European Union antitrust regulators hit TPSA (Warsaw, Poland), the country’s largest telecom operator, with a $182 million fine on Wednesday for thwarting rivals' access to its network.
The firm, which is controlled by France Telecom, prevented or delayed competitors from entering the Polish broadband market from August 2005 to October 2009, the European Commission said in a statement.
"This case shows our determination to ensure that dominant telecom operators do not systematically hinder competitors who can make a real difference in the market to the benefit of consumers and businesses," EU Competition Commissioner Joaquin Almunia said.
The Commission said TPSA proposed unreasonable conditions to rivals, delayed negotiations, rejected orders in an unjustifiable manner and refused to provide reliable and accurate information.
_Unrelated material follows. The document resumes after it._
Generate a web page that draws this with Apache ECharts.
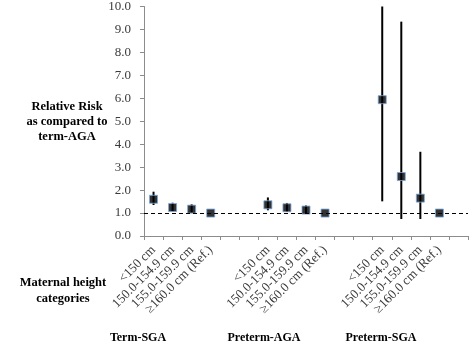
<!DOCTYPE html>
<html>
<head>
<meta charset="utf-8">
<script src="https://cdn.jsdelivr.net/npm/echarts@6/dist/echarts.min.js"></script>
<style>
html,body{margin:0;padding:0;background:#fff;}
#chart{width:472px;height:345px;}
</style>
</head>
<body>
<div id="chart"></div>
<script>
var heightCats = ['<150 cm', '150.0-154.9 cm', '155.0-159.9 cm', '\u2265160.0 cm (Ref.)'];
var groups = ['Term-SGA', 'Preterm-AGA', 'Preterm-SGA'];
var yTicks = [0, 1, 2, 3, 4, 5, 6, 7, 8, 9, 10];

var termSGA_rr = [1.60, 1.24, 1.17, 1.00];
var termSGA_lo = [1.35, 1.08, 1.03, 1.00];
var termSGA_hi = [1.93, 1.45, 1.38, 1.00];

var pretermAGA_rr = [1.36, 1.23, 1.13, 1.00];
var pretermAGA_lo = [1.12, 1.05, 1.00, 1.00];
var pretermAGA_hi = [1.68, 1.44, 1.33, 1.00];

var pretermSGA_rr = [5.94, 2.59, 1.65, 1.00];
var pretermSGA_lo = [1.51, 0.74, 0.74, 1.00];
var pretermSGA_hi = [10.0, 9.34, 3.67, 1.00];

var rrAll = [termSGA_rr, pretermAGA_rr, pretermSGA_rr];
var loAll = [termSGA_lo, pretermAGA_lo, pretermSGA_lo];
var hiAll = [termSGA_hi, pretermAGA_hi, pretermSGA_hi];

// Category axis: each group of 4 followed by empty slots
var categories = [];
var pointData = [];
var errData = [];
groups.forEach(function (g, gi) {
  heightCats.forEach(function (c, ci) {
    var idx = categories.length;
    categories.push(g + '|' + c);
    pointData.push([idx, rrAll[gi][ci]]);
    errData.push([idx, loAll[gi][ci], hiAll[gi][ci]]);
  });
  var spacers = gi < groups.length - 1 ? 2 : 1;
  for (var s = 0; s < spacers; s++) categories.push('gap' + gi + '_' + s + '|');
});

var serif = '"Liberation Serif","Times New Roman",Times,serif';
var chart = echarts.init(document.getElementById('chart'), null, {renderer: 'canvas'});
chart.setOption({
  animation: false,
  backgroundColor: '#fff',
  grid: {left: 144, right: 4, top: 6, bottom: 109, containLabel: false},
  xAxis: {
    type: 'category',
    data: categories,
    boundaryGap: true,
    axisLine: {lineStyle: {color: '#8c8c8c', width: 1}},
    axisTick: {show: true, interval: 0, length: 4, lineStyle: {color: '#8c8c8c'}},
    axisLabel: {
      interval: 0, rotate: 45, margin: 12,
      fontFamily: serif, fontSize: 13, color: '#3a3a3a',
      formatter: function (v) { return v.split('|')[1]; }
    },
    splitLine: {show: false}
  },
  yAxis: {
    type: 'value',
    min: yTicks[0], max: yTicks[yTicks.length - 1], interval: 1,
    axisLine: {show: true, lineStyle: {color: '#8c8c8c', width: 1}},
    axisTick: {show: true, length: 4, lineStyle: {color: '#8c8c8c'}},
    axisLabel: {
      fontFamily: serif, fontSize: 13, color: '#3a3a3a', margin: 13,
      formatter: function (v) { return v.toFixed(1); }
    },
    splitLine: {show: false}
  },
  series: [
    {
      type: 'custom',
      data: errData,
      encode: {x: 0, y: [1, 2]},
      z: 2,
      renderItem: function (params, api) {
        var x = api.value(0);
        var p1 = api.coord([x, api.value(1)]);
        var p2 = api.coord([x, api.value(2)]);
        return {
          type: 'line',
          shape: {x1: p1[0], y1: p1[1], x2: p2[0], y2: p2[1]},
          style: {stroke: '#000', lineWidth: 2}
        };
      }
    },
    {
      type: 'scatter',
      data: pointData,
      symbol: 'rect',
      symbolSize: 8,
      z: 3,
      itemStyle: {color: '#000', borderColor: '#7aa7dc', borderWidth: 1},
      markLine: {
        silent: true,
        symbol: ['none', 'none'],
        label: {show: false},
        lineStyle: {color: '#000', type: [4, 3], width: 1},
        data: [{yAxis: 1}]
      }
    }
  ],
  graphic: [
    {
      type: 'text', x: 67, y: 122,
      style: {
        text: 'Relative Risk\nas compared to\nterm-AGA',
        font: 'bold 12.5px ' + serif, fill: '#000',
        textAlign: 'center', textVerticalAlign: 'middle', lineHeight: 15
      }
    },
    {
      type: 'text', x: 63, y: 291,
      style: {
        text: 'Maternal height\ncategories',
        font: 'bold 12.5px ' + serif, fill: '#000',
        textAlign: 'center', textVerticalAlign: 'middle', lineHeight: 16
      }
    },
    {type: 'text', x: 138, y: 338, style: {text: groups[0], font: 'bold 12px ' + serif, fill: '#000', textAlign: 'center', textVerticalAlign: 'middle'}},
    {type: 'text', x: 264, y: 338, style: {text: groups[1], font: 'bold 12px ' + serif, fill: '#000', textAlign: 'center', textVerticalAlign: 'middle'}},
    {type: 'text', x: 381, y: 338, style: {text: groups[2], font: 'bold 12px ' + serif, fill: '#000', textAlign: 'center', textVerticalAlign: 'middle'}}
  ]
});
</script>
</body>
</html>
TPSA shares extended losses after the news and were down 2% to $6.1 by 1013 GMT, the biggest decliner among Polish blue chips.
A TPSA spokesman said the company would issue a statement shortly. The fine represented 3.24% of TPSA's 2010 turnover of $5.6 billion.
TPSA competes in mobile telephony with Deutsche Telekom's, Polish arm PTC and Polkomtel -- which has been put up for sale by joint owners Vodafone and Polish investors, and in the fixed-line market with local rival Netia.